How does understanding betting markets improve long-term results?
It helps you judge where margin sits, how lines move, and which narratives the public tends to overpay for. That makes it easier to separate a popular pick from a fairly priced one.
What does value mean in practical betting terms?
Value exists when the bookmaker price implies a lower probability than your own reasoned estimate of the outcome. It is a pricing edge, not a promise that the bet will win today.
How should a beginner manage bankroll safely?
Use only money allocated for betting, keep stakes small and consistent, and avoid raising exposure because of anger, excitement, confidence swings, or recent results.
Why is it usually better to specialise instead of betting on every sport?
Specialisation improves context. You are more likely to understand matchup dynamics, scheduling pressure, tactical fit, injuries, and how a certain league is usually priced by the market.
Is it smarter to focus on singles or parlays over the long run?

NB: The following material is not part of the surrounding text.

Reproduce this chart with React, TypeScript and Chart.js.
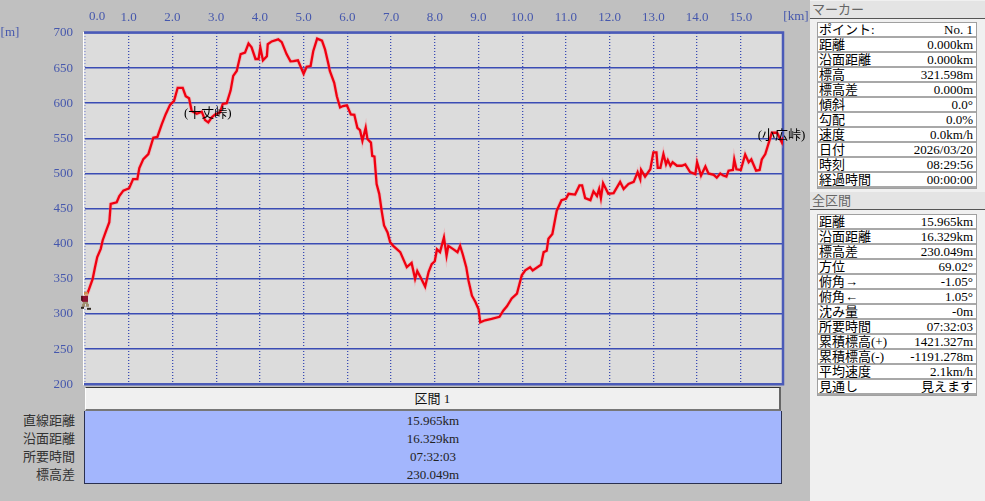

For most bettors, singles are easier to price, track, and review. Parlays can inflate returns on paper, but they also multiply pricing mistakes and make honest performance analysis harder.
Why does closing line value matter to serious bettors?
Because it shows whether your number was strong relative to where the market settled. Consistently beating the closing price can be a useful sign that your entry points are competitive.
Can sports betting be approached more systematically?
Yes. A systematic approach means learning price logic, respecting variance, logging bets, reviewing decisions honestly, and avoiding impulsive behaviour.